GIVEN MATERIAL ▸
┄┄┄┄┄┄┄┄┄┄
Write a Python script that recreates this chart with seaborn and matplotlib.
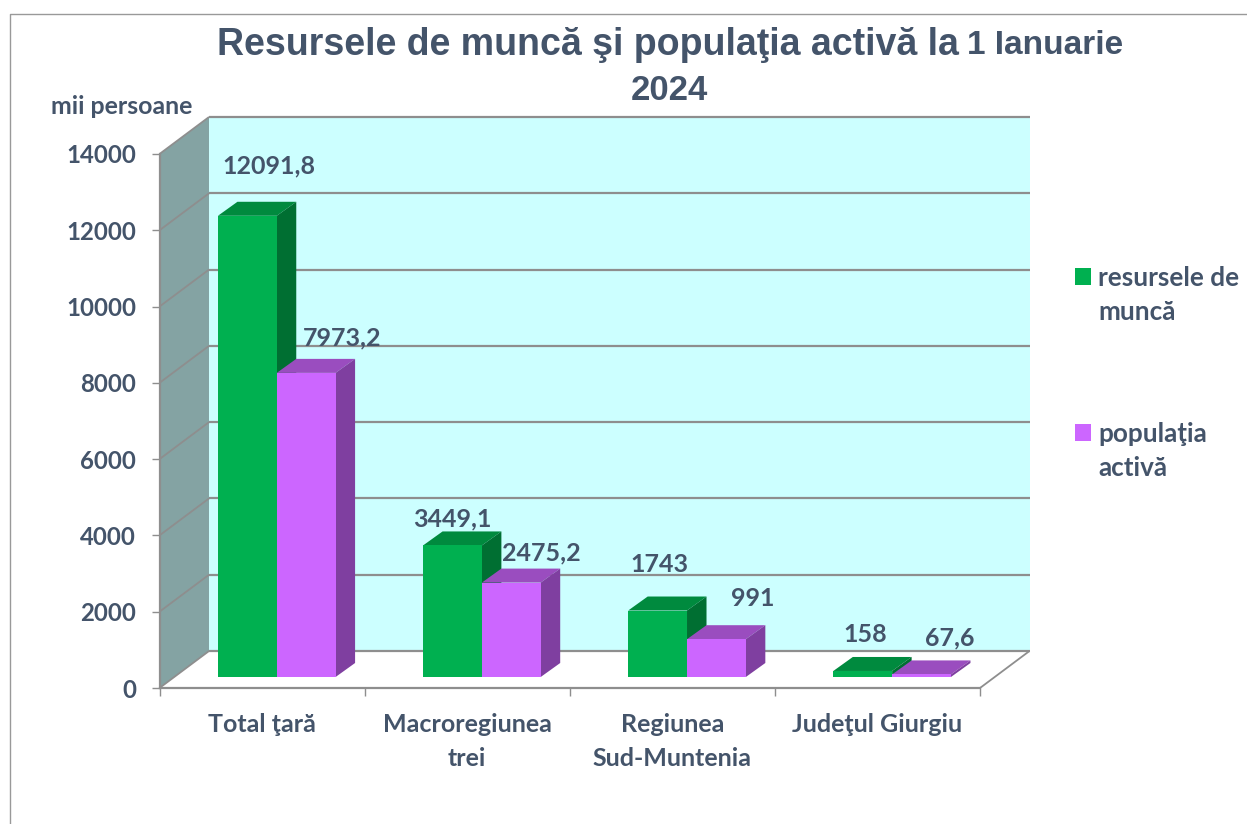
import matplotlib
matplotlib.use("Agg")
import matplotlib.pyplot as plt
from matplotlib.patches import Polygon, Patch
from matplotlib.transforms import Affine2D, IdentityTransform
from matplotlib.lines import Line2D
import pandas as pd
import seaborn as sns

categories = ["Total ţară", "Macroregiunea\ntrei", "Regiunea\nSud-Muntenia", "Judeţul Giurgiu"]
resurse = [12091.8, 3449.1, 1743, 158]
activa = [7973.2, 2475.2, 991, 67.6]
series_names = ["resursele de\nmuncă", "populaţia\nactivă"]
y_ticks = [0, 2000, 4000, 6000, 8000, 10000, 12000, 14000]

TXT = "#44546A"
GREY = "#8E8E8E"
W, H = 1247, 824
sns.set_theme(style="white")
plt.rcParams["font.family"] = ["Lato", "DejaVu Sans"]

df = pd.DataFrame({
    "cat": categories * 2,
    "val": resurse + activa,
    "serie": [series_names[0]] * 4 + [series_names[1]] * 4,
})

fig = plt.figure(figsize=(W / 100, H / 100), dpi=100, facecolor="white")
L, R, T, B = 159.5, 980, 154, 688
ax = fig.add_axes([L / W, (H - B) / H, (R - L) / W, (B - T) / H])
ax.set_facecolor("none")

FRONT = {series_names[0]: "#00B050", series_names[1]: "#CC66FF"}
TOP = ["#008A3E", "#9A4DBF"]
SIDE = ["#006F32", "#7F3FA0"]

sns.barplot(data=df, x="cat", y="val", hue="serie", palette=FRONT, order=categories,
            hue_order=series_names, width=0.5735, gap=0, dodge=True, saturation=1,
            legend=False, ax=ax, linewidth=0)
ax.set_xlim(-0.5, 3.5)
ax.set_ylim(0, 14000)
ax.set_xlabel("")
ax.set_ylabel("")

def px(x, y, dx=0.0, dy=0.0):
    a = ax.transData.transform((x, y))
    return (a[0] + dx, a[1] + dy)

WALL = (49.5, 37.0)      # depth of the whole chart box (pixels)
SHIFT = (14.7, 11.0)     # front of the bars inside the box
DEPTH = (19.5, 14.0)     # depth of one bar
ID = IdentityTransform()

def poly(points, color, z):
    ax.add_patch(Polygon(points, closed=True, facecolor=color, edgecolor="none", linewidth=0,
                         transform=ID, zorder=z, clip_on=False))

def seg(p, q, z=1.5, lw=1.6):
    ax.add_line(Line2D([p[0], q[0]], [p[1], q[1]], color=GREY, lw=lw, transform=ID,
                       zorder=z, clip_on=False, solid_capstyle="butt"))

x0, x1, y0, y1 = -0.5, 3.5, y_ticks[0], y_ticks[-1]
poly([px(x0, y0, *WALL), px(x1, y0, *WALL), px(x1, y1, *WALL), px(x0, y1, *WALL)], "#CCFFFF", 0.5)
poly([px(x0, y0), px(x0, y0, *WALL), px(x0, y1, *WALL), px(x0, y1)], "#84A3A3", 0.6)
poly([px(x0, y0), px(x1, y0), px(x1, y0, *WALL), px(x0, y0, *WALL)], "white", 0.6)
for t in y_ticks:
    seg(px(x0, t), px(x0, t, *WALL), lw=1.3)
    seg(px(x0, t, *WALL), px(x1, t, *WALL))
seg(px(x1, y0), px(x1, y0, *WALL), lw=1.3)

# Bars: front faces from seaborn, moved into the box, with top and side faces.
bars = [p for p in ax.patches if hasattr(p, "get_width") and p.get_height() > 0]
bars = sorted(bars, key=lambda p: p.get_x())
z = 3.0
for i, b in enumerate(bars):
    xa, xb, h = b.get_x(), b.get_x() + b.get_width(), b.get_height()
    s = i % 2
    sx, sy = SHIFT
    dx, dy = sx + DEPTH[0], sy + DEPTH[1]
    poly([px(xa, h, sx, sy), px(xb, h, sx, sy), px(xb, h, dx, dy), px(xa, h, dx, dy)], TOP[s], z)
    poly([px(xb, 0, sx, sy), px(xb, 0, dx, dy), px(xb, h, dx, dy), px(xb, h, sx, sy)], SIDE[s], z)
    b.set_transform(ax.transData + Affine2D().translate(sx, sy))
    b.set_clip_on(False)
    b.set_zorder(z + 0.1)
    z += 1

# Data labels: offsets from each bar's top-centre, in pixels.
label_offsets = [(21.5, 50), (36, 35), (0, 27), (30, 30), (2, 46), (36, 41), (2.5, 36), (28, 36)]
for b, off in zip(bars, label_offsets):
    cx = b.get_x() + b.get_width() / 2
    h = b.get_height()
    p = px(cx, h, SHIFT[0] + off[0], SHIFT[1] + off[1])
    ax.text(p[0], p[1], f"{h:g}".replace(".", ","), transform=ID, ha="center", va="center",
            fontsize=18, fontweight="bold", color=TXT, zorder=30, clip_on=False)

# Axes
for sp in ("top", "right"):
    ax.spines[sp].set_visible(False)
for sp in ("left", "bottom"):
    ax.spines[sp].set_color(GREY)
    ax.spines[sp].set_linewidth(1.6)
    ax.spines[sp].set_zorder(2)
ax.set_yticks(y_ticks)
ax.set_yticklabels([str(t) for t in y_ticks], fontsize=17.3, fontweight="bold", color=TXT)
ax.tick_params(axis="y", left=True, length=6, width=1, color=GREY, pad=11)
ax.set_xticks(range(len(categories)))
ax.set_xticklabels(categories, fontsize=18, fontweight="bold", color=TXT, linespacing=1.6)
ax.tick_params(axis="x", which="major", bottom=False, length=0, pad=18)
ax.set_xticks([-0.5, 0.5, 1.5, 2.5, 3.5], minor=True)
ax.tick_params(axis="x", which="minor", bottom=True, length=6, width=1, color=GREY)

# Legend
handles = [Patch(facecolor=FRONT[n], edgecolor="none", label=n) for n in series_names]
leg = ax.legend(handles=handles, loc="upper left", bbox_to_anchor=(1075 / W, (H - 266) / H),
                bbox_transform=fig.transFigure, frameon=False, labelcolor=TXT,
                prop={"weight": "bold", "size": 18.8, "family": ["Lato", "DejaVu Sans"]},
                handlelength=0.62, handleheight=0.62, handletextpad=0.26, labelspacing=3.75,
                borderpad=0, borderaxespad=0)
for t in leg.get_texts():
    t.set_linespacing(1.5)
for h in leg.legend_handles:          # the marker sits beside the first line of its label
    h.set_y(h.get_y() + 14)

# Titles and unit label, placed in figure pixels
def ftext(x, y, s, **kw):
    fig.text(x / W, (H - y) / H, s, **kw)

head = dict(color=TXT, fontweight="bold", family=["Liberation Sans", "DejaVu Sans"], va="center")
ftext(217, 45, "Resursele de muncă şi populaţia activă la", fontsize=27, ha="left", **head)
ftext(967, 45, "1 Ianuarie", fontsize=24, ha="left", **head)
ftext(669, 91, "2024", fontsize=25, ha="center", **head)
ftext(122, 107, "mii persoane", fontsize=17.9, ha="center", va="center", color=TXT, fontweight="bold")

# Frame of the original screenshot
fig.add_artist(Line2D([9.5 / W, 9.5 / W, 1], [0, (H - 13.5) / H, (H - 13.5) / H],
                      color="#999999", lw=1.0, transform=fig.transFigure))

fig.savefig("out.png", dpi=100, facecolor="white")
┄┄┄┄┄┄┄┄┄┄
SHORT TASK ▸ In this exercise, set down all of the data exactly, without the pictures.

ANSWER ▸
Write a Python script that recreates this chart with seaborn and matplotlib.
import matplotlib
matplotlib.use("Agg")
import matplotlib.pyplot as plt
from matplotlib.patches import Polygon, Patch
from matplotlib.transforms import Affine2D, IdentityTransform
from matplotlib.lines import Line2D
import pandas as pd
import seaborn as sns

categories = ["Total ţară", "Macroregiunea\ntrei", "Regiunea\nSud-Muntenia", "Judeţul Giurgiu"]
resurse = [12091.8, 3449.1, 1743, 158]
activa = [7973.2, 2475.2, 991, 67.6]
series_names = ["resursele de\nmuncă", "populaţia\nactivă"]
y_ticks = [0, 2000, 4000, 6000, 8000, 10000, 12000, 14000]

TXT = "#44546A"
GREY = "#8E8E8E"
W, H = 1247, 824
sns.set_theme(style="white")
plt.rcParams["font.family"] = ["Lato", "DejaVu Sans"]

df = pd.DataFrame({
    "cat": categories * 2,
    "val": resurse + activa,
    "serie": [series_names[0]] * 4 + [series_names[1]] * 4,
})

fig = plt.figure(figsize=(W / 100, H / 100), dpi=100, facecolor="white")
L, R, T, B = 159.5, 980, 154, 688
ax = fig.add_axes([L / W, (H - B) / H, (R - L) / W, (B - T) / H])
ax.set_facecolor("none")

FRONT = {series_names[0]: "#00B050", series_names[1]: "#CC66FF"}
TOP = ["#008A3E", "#9A4DBF"]
SIDE = ["#006F32", "#7F3FA0"]

sns.barplot(data=df, x="cat", y="val", hue="serie", palette=FRONT, order=categories,
            hue_order=series_names, width=0.5735, gap=0, dodge=True, saturation=1,
            legend=False, ax=ax, linewidth=0)
ax.set_xlim(-0.5, 3.5)
ax.set_ylim(0, 14000)
ax.set_xlabel("")
ax.set_ylabel("")

def px(x, y, dx=0.0, dy=0.0):
    a = ax.transData.transform((x, y))
    return (a[0] + dx, a[1] + dy)

WALL = (49.5, 37.0)      # depth of the whole chart box (pixels)
SHIFT = (14.7, 11.0)     # front of the bars inside the box
DEPTH = (19.5, 14.0)     # depth of one bar
ID = IdentityTransform()

def poly(points, color, z):
    ax.add_patch(Polygon(points, closed=True, facecolor=color, edgecolor="none", linewidth=0,
                         transform=ID, zorder=z, clip_on=False))

def seg(p, q, z=1.5, lw=1.6):
    ax.add_line(Line2D([p[0], q[0]], [p[1], q[1]], color=GREY, lw=lw, transform=ID,
                       zorder=z, clip_on=False, solid_capstyle="butt"))

x0, x1, y0, y1 = -0.5, 3.5, y_ticks[0], y_ticks[-1]
poly([px(x0, y0, *WALL), px(x1, y0, *WALL), px(x1, y1, *WALL), px(x0, y1, *WALL)], "#CCFFFF", 0.5)
poly([px(x0, y0), px(x0, y0, *WALL), px(x0, y1, *WALL), px(x0, y1)], "#84A3A3", 0.6)
poly([px(x0, y0), px(x1, y0), px(x1, y0, *WALL), px(x0, y0, *WALL)], "white", 0.6)
for t in y_ticks:
    seg(px(x0, t), px(x0, t, *WALL), lw=1.3)
    seg(px(x0, t, *WALL), px(x1, t, *WALL))
seg(px(x1, y0), px(x1, y0, *WALL), lw=1.3)

# Bars: front faces from seaborn, moved into the box, with top and side faces.
bars = [p for p in ax.patches if hasattr(p, "get_width") and p.get_height() > 0]
bars = sorted(bars, key=lambda p: p.get_x())
z = 3.0
for i, b in enumerate(bars):
    xa, xb, h = b.get_x(), b.get_x() + b.get_width(), b.get_height()
    s = i % 2
    sx, sy = SHIFT
    dx, dy = sx + DEPTH[0], sy + DEPTH[1]
    poly([px(xa, h, sx, sy), px(xb, h, sx, sy), px(xb, h, dx, dy), px(xa, h, dx, dy)], TOP[s], z)
    poly([px(xb, 0, sx, sy), px(xb, 0, dx, dy), px(xb, h, dx, dy), px(xb, h, sx, sy)], SIDE[s], z)
    b.set_transform(ax.transData + Affine2D().translate(sx, sy))
    b.set_clip_on(False)
    b.set_zorder(z + 0.1)
    z += 1

# Data labels: offsets from each bar's top-centre, in pixels.
label_offsets = [(21.5, 50), (36, 35), (0, 27), (30, 30), (2, 46), (36, 41), (2.5, 36), (28, 36)]
for b, off in zip(bars, label_offsets):
    cx = b.get_x() + b.get_width() / 2
    h = b.get_height()
    p = px(cx, h, SHIFT[0] + off[0], SHIFT[1] + off[1])
    ax.text(p[0], p[1], f"{h:g}".replace(".", ","), transform=ID, ha="center", va="center",
            fontsize=18, fontweight="bold", color=TXT, zorder=30, clip_on=False)

# Axes
for sp in ("top", "right"):
    ax.spines[sp].set_visible(False)
for sp in ("left", "bottom"):
    ax.spines[sp].set_color(GREY)
    ax.spines[sp].set_linewidth(1.6)
    ax.spines[sp].set_zorder(2)
ax.set_yticks(y_ticks)
ax.set_yticklabels([str(t) for t in y_ticks], fontsize=17.3, fontweight="bold", color=TXT)
ax.tick_params(axis="y", left=True, length=6, width=1, color=GREY, pad=11)
ax.set_xticks(range(len(categories)))
ax.set_xticklabels(categories, fontsize=18, fontweight="bold", color=TXT, linespacing=1.6)
ax.tick_params(axis="x", which="major", bottom=False, length=0, pad=18)
ax.set_xticks([-0.5, 0.5, 1.5, 2.5, 3.5], minor=True)
ax.tick_params(axis="x", which="minor", bottom=True, length=6, width=1, color=GREY)

# Legend
handles = [Patch(facecolor=FRONT[n], edgecolor="none", label=n) for n in series_names]
leg = ax.legend(handles=handles, loc="upper left", bbox_to_anchor=(1075 / W, (H - 266) / H),
                bbox_transform=fig.transFigure, frameon=False, labelcolor=TXT,
                prop={"weight": "bold", "size": 18.8, "family": ["Lato", "DejaVu Sans"]},
                handlelength=0.62, handleheight=0.62, handletextpad=0.26, labelspacing=3.75,
                borderpad=0, borderaxespad=0)
for t in leg.get_texts():
    t.set_linespacing(1.5)
for h in leg.legend_handles:          # the marker sits beside the first line of its label
    h.set_y(h.get_y() + 14)

# Titles and unit label, placed in figure pixels
def ftext(x, y, s, **kw):
    fig.text(x / W, (H - y) / H, s, **kw)

head = dict(color=TXT, fontweight="bold", family=["Liberation Sans", "DejaVu Sans"], va="center")
ftext(217, 45, "Resursele de muncă şi populaţia activă la", fontsize=27, ha="left", **head)
ftext(967, 45, "1 Ianuarie", fontsize=24, ha="left", **head)
ftext(669, 91, "2024", fontsize=25, ha="center", **head)
ftext(122, 107, "mii persoane", fontsize=17.9, ha="center", va="center", color=TXT, fontweight="bold")

# Frame of the original screenshot
fig.add_artist(Line2D([9.5 / W, 9.5 / W, 1], [0, (H - 13.5) / H, (H - 13.5) / H],
                      color="#999999", lw=1.0, transform=fig.transFigure))

fig.savefig("out.png", dpi=100, facecolor="white")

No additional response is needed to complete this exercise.